We've all heard about the 6,180 people who move here each month. But another 4,512 people are packing out, Clark County Comprehensive Planning figures say.

Local researchers and sociologists have said people move here for the climate, new jobs, proximity to family and even housing prices.

"But everybody is so interested in people who are moving in that I don't think anybody looks at why people move out," a demographer in the county planning office said.

There are probably as many reasons as people. But being a veritable newcomer myself (22 months, 10 days -- but who's counting?), I sometimes wonder how long it takes to get used to living in Las Vegas.

An acquaintance who also has lived here less than two years says she ponders the same question. I'm leaning toward a smaller town. She says she's a "big-city girl" who needs a bigger one.

As we talked, it turned out the number of people had nothing to do with it, and we wanted the same thing -- a town built for people.

"Every time you want something around here, you have to get in your car and drive to some huge Wal-Mart," she said. "You can't just get out and walk."

In the past few years, more and more groups have begun studying the possibility that building more, bigger and wider streets and highways may not be the answer to the crush of growth.

Last month at the national Transportation Research Board meeting in Washington D.C., transportation engineer and expert Dan Burden said our "lifestyle of auto-based travel is becoming disruptive in virtually all households. New terms are being coined to reflect our declining civility -- 'road rage' is directly related to things not working and not likely to work with our present course."
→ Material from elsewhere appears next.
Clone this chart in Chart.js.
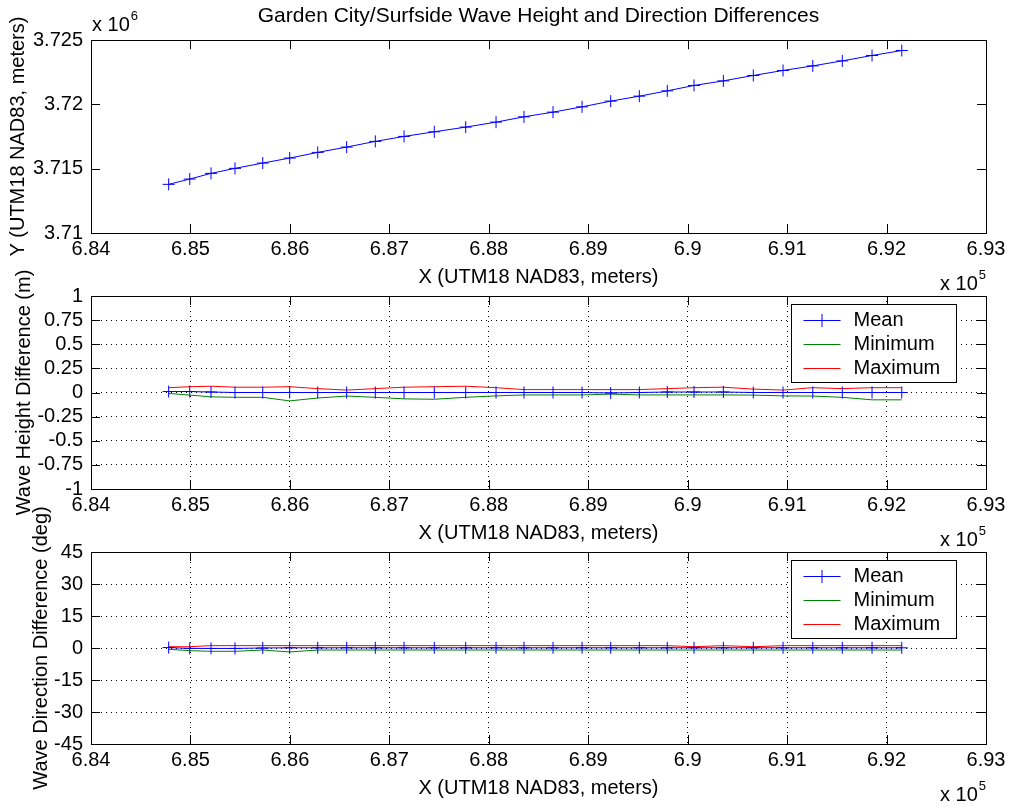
<!DOCTYPE html>
<html lang="en">
<head>
  <meta charset="UTF-8">
  <title>Garden City/Surfside Wave Height and Direction Differences</title>
  <script src="https://cdn.jsdelivr.net/npm/chart.js"></script>
  <style>
    body { margin: 0; background: #fff; }
    /* three charts stacked on the same 1011x809 area, each one owns a band */
    .stack { position: relative; width: 1011px; height: 809px; }
    .stack canvas { position: absolute; left: 0; top: 0; }
  </style>
</head>
<body>
  <div class="stack">
    <canvas id="posChart" width="1011" height="809"></canvas>
    <canvas id="heightChart" width="1011" height="809"></canvas>
    <canvas id="dirChart" width="1011" height="809"></canvas>
  </div>

  <script>
    // ---- data ----
    const xTickLabels = ['6.84', '6.85', '6.86', '6.87', '6.88', '6.89', '6.9', '6.91', '6.92', '6.93'];
    const posYTickLabels = ['3.71', '3.715', '3.72', '3.725'];
    const heightTickLabels = ['-1', '-0.75', '-0.5', '-0.25', '0', '0.25', '0.5', '0.75', '1'];
    const dirTickLabels = ['-45', '-30', '-15', '0', '15', '30', '45'];
    const legendLabels = ['Mean', 'Minimum', 'Maximum'];

    // station coordinates (UTM18 NAD83, m)
    const stationX = [684781, 684993, 685207, 685448, 685727, 685998, 686280, 686571, 686859, 687148,
                      687452, 687768, 688073, 688354, 688646, 688938, 689226, 689514, 689795, 690064,
                      690359, 690660, 690959, 691258, 691555, 691854, 692153];
    const stationY = [3713785, 3714197, 3714640, 3715028, 3715440, 3715829, 3716272, 3716684, 3717127, 3717515,
                      3717873, 3718238, 3718627, 3719039, 3719404, 3719816, 3720259, 3720647, 3721059, 3721479,
                      3721836, 3722256, 3722645, 3723002, 3723391, 3723810, 3724199];

    // wave height difference (m)
    const heightMean = [0.01, 0.01, 0.005, 0, 0, 0, 0, 0, 0, 0, 0, 0, 0, 0, 0, 0, -0.005, 0,
                        0.005, 0.005, 0.005, 0, 0, 0, 0, 0, 0];
    const heightMin = [-0.01, -0.027, -0.045, -0.05, -0.05, -0.087, -0.057, -0.037, -0.05, -0.066,
                       -0.07, -0.05, -0.035, -0.025, -0.025, -0.025, -0.017, -0.025, -0.025, -0.025,
                       -0.025, -0.027, -0.035, -0.037, -0.05, -0.076, -0.076];
    const heightMax = [0.05, 0.06, 0.065, 0.055, 0.055, 0.06, 0.04, 0.025, 0.04, 0.055,
                       0.06, 0.065, 0.05, 0.03, 0.03, 0.03, 0.03, 0.03, 0.04, 0.05,
                       0.055, 0.035, 0.025, 0.05, 0.04, 0.05, 0.05];

    // wave direction difference (deg)
    const dirMean = [0.2, -0.2, -0.2, -0.2, 0, 0.1, 0.1, 0.1, 0.1, 0.1, 0.1, 0.1, 0.1, 0.1, 0.1,
                     0.1, 0.1, 0.1, 0.1, 0.1, 0.1, 0.1, 0.1, 0.1, 0.1, 0.1, 0.1];
    const dirMin = [-0.6, -1.25, -1.55, -1.55, -0.95, -1.85, -0.95, -0.95, -0.95, -0.95, -0.95, -0.95,
                    -0.95, -0.95, -0.95, -0.95, -0.95, -0.95, -0.95, -0.95, -0.95, -0.95, -0.95, -0.95,
                    -0.95, -0.95, -0.95];
    const dirMax = [0.6, 0.6, 1.1, 1.1, 1.1, 1.1, 1.1, 1.1, 1.1, 1.1, 1.1, 1.1, 1.1, 1.1, 1.1,
                    1.1, 1.1, 1.1, 1.1, 0.6, 1.1, 0.6, 1.1, 1.1, 1.1, 1.1, 1.1];

    const FONT = "'Liberation Sans', Arial, sans-serif";
    Chart.defaults.font.family = FONT;
    Chart.defaults.font.size = 20;
    Chart.defaults.color = '#000';

    const BLUE = '#0000ff', GREEN = '#008000', RED = '#ff0000';

    const pts = vals => stationX.map((x, i) => ({ x: x, y: vals[i] }));

    // MATLAB-like frame: box, inward ticks on every side, legend box, exponent labels
    const matlabFrame = {
      id: 'matlabFrame',
      afterDraw(chart, args, opts) {
        const { ctx, chartArea: a, scales: { x, y } } = chart;
        ctx.save();
        ctx.strokeStyle = '#000';
        ctx.lineWidth = 1;
        ctx.beginPath();
        x.ticks.forEach(t => {
          const px = Math.round(x.getPixelForValue(t.value)) + 0.5;
          ctx.moveTo(px, a.bottom); ctx.lineTo(px, a.bottom - 9);
          ctx.moveTo(px, a.top); ctx.lineTo(px, a.top + 9);
        });
        y.ticks.forEach(t => {
          const py = Math.round(y.getPixelForValue(t.value)) + 0.5;
          ctx.moveTo(a.left, py); ctx.lineTo(a.left + 9, py);
          ctx.moveTo(a.right, py); ctx.lineTo(a.right - 9, py);
        });
        ctx.stroke();
        ctx.strokeRect(Math.round(a.left) + 0.5, Math.round(a.top) + 0.5,
                       Math.round(a.right - a.left), Math.round(a.bottom - a.top));

        ctx.fillStyle = '#000';
        ctx.textAlign = 'left';
        ctx.textBaseline = 'middle';
        const expLabel = (lx, ly, exp) => {
          ctx.font = '20px ' + FONT;
          ctx.fillText('x 10', lx, ly);
          const w = ctx.measureText('x 10').width;
          ctx.font = '13px ' + FONT;
          ctx.fillText(exp, lx + w + 1, ly - 8.5);
        };
        if (opts.xExp) expLabel(a.right - 46, a.bottom + 51, opts.xExp);
        if (opts.yExp) expLabel(a.left + 1, a.top - 15, opts.yExp);

        if (opts.legend) {
          const bw = 165, bh = 78;
          const bx = Math.round(a.right - 30 - bw) + 0.5, by = Math.round(a.top + 8) + 0.5;
          ctx.fillStyle = '#fff';
          ctx.fillRect(bx, by, bw, bh);
          ctx.strokeStyle = '#000';
          ctx.strokeRect(bx, by, bw, bh);
          ctx.font = '20px ' + FONT;
          chart.data.datasets.forEach((ds, i) => {
            const ry = Math.round(by + 15 + i * 24) + 0.5;
            ctx.strokeStyle = ds.borderColor;
            ctx.beginPath();
            ctx.moveTo(bx + 12, ry); ctx.lineTo(bx + 49, ry);
            if (ds.pointRadius) {
              ctx.moveTo(bx + 30.5, ry - 6.5); ctx.lineTo(bx + 30.5, ry + 6.5);
            }
            ctx.stroke();
            ctx.fillStyle = '#000';
            ctx.fillText(ds.label, bx + 62, ry);
          });
        }
        ctx.restore();
      }
    };

    // shared axis builders
    function xAxis(titlePadBottom, grid) {
      return {
        type: 'linear',
        min: 684000,
        max: 693000,
        ticks: {
          stepSize: 1000,
          padding: 4,
          autoSkip: false,
          maxRotation: 0,
          callback: (v, i) => xTickLabels[i]
        },
        grid: { display: grid, drawTicks: false, color: '#000' },
        border: { display: false, dash: [1, 4] },
        title: { display: true, text: 'X (UTM18 NAD83, meters)', padding: { top: 0, bottom: titlePadBottom } },
        afterFit: s => { s.height = 56; }
      };
    }

    function yAxis(min, max, step, labels, title, titlePad, grid) {
      return {
        type: 'linear',
        min: min,
        max: max,
        ticks: {
          stepSize: step,
          padding: 8,
          autoSkip: false,
          callback: (v, i) => labels[i]
        },
        grid: { display: grid, drawTicks: false, color: '#000' },
        border: { display: false, dash: [1, 4] },
        title: { display: true, text: title, padding: { top: titlePad, bottom: 0 } },
        afterFit: s => { s.width = 91; }
      };
    }

    const baseOptions = (pad, extra) => Object.assign({
      responsive: false,
      animation: false,
      events: [],
      layout: { autoPadding: false, padding: pad },
      elements: { line: { tension: 0, borderWidth: 1 } }
    }, extra);

    // ---- top: station positions ----
    new Chart(document.getElementById('posChart'), {
      type: 'line',
      data: {
        datasets: [{
          label: 'Stations',
          data: stationX.map((x, i) => ({ x: x, y: stationY[i] })),
          borderColor: BLUE,
          pointStyle: 'cross',
          pointRadius: 6,
          pointBorderColor: BLUE,
          pointBorderWidth: 1
        }]
      },
      options: baseOptions({ top: 0, left: 0, right: 25, bottom: 520 }, {
        scales: {
          x: xAxis(0, false),
          y: yAxis(3710000, 3725000, 5000, posYTickLabels, 'Y (UTM18 NAD83, meters)', 6, false)
        },
        plugins: {
          legend: { display: false },
          tooltip: { enabled: false },
          title: {
            display: true,
            fullSize: false,
            text: 'Garden City/Surfside Wave Height and Direction Differences',
            font: { size: 21, weight: 'normal' },
            color: '#000',
            padding: { top: 4, bottom: 11 }
          },
          matlabFrame: { xExp: '5', yExp: '6' }
        }
      }),
      plugins: [matlabFrame]
    });

    function statsChart(id, mean, lo, hi, pad, yOpts) {
      return new Chart(document.getElementById(id), {
        type: 'line',
        data: {
          datasets: [
            { label: legendLabels[0], data: pts(mean), borderColor: BLUE, pointStyle: 'cross',
              pointRadius: 6, pointBorderColor: BLUE, pointBorderWidth: 1 },
            { label: legendLabels[1], data: pts(lo), borderColor: GREEN, pointRadius: 0 },
            { label: legendLabels[2], data: pts(hi), borderColor: RED, pointRadius: 0 }
          ]
        },
        options: baseOptions(pad, {
          scales: { x: xAxis(0, true), y: yOpts },
          plugins: {
            legend: { display: false },
            tooltip: { enabled: false },
            matlabFrame: { xExp: '5', legend: true }
          }
        }),
        plugins: [matlabFrame]
      });
    }

    // ---- middle: wave height ----
    statsChart('heightChart', heightMean, heightMin, heightMax,
      { top: 296, left: 0, right: 25, bottom: 264 },
      yAxis(-1, 1, 0.25, heightTickLabels, 'Wave Height Difference (m)', 12, true));

    // ---- bottom: wave direction ----
    statsChart('dirChart', dirMean, dirMin, dirMax,
      { top: 552, left: 0, right: 25, bottom: 9 },
      yAxis(-45, 45, 15, dirTickLabels, 'Wave Direction Difference (deg)', 29, true));
  </script>
</body>
</html>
Now before you toss the paper into the trash as blasphemy, take a look at what's happened in Hasselt, Belgium. A CNN wire story earlier this week says the mayor of that town was faced with adding a third beltway to handle the 200,000 people who commuted daily from the suburbs.

But the 68,000-resident town couldn't afford it. So the mayor abandoned the new road, tore out the other two, planted trees, built walkways and bikeways and made public transit free.
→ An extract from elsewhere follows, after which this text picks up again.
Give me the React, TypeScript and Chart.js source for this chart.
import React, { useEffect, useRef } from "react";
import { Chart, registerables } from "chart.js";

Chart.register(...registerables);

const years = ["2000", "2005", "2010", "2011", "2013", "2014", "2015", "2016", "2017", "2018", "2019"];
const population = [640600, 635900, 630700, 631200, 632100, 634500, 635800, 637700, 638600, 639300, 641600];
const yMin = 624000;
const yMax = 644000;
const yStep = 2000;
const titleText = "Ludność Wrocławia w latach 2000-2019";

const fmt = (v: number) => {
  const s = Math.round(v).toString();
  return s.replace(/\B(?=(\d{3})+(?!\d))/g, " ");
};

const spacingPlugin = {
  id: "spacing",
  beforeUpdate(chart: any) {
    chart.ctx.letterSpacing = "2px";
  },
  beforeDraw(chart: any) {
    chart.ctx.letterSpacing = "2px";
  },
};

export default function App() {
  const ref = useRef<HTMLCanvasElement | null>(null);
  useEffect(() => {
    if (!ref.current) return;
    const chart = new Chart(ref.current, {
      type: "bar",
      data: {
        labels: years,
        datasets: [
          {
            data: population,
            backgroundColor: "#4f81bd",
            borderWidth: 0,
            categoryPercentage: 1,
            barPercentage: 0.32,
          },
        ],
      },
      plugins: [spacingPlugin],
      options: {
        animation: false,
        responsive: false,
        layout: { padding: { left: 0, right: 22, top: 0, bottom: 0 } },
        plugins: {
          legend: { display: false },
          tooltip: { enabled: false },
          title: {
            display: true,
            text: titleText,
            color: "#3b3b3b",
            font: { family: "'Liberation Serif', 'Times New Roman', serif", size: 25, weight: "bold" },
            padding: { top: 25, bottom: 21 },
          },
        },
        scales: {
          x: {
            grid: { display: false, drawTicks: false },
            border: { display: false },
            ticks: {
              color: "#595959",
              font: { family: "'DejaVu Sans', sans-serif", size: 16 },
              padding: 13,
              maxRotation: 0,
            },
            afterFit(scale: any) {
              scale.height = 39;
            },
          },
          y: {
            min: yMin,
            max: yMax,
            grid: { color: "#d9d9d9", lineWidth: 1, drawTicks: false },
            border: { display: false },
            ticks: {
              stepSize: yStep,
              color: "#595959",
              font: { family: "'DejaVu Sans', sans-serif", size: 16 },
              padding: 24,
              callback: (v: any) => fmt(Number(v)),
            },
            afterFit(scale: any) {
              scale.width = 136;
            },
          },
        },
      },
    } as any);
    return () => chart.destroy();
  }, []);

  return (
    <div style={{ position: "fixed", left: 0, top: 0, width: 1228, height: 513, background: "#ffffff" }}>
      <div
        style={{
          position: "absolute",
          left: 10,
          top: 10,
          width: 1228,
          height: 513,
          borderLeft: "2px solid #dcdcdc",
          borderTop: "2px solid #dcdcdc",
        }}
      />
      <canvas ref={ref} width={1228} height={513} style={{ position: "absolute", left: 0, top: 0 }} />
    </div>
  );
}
Free bus fare was cheaper than a new road. Downtown merchants thrived, and residents' taxes decreased as a result.

Here in Las Vegas we add roads, mark them willy-nilly and build projects that don't seem to make sense. Take Las Vegas' recent sidewalk beautification effort. The city spent about $50,000 on six spots. One is on Sahara Avenue east of Arville Street.

Workers spread decorative red rock on a land strip, leaving no sidewalk. In places that had a sidewalk, the gravel was added next to it instead of seizing an opportunity to move the sidewalk away from the curb and use the rock as a buffer between cars and people.

And next time you drive around, look at how many signposts and light poles are stuck in the middle of the sidewalks, making them impassable for someone in a wheelchair or cart.

Why do people leave Las Vegas? Hard telling. Maybe the town just isn't built for them. Maybe it's not built for us, either.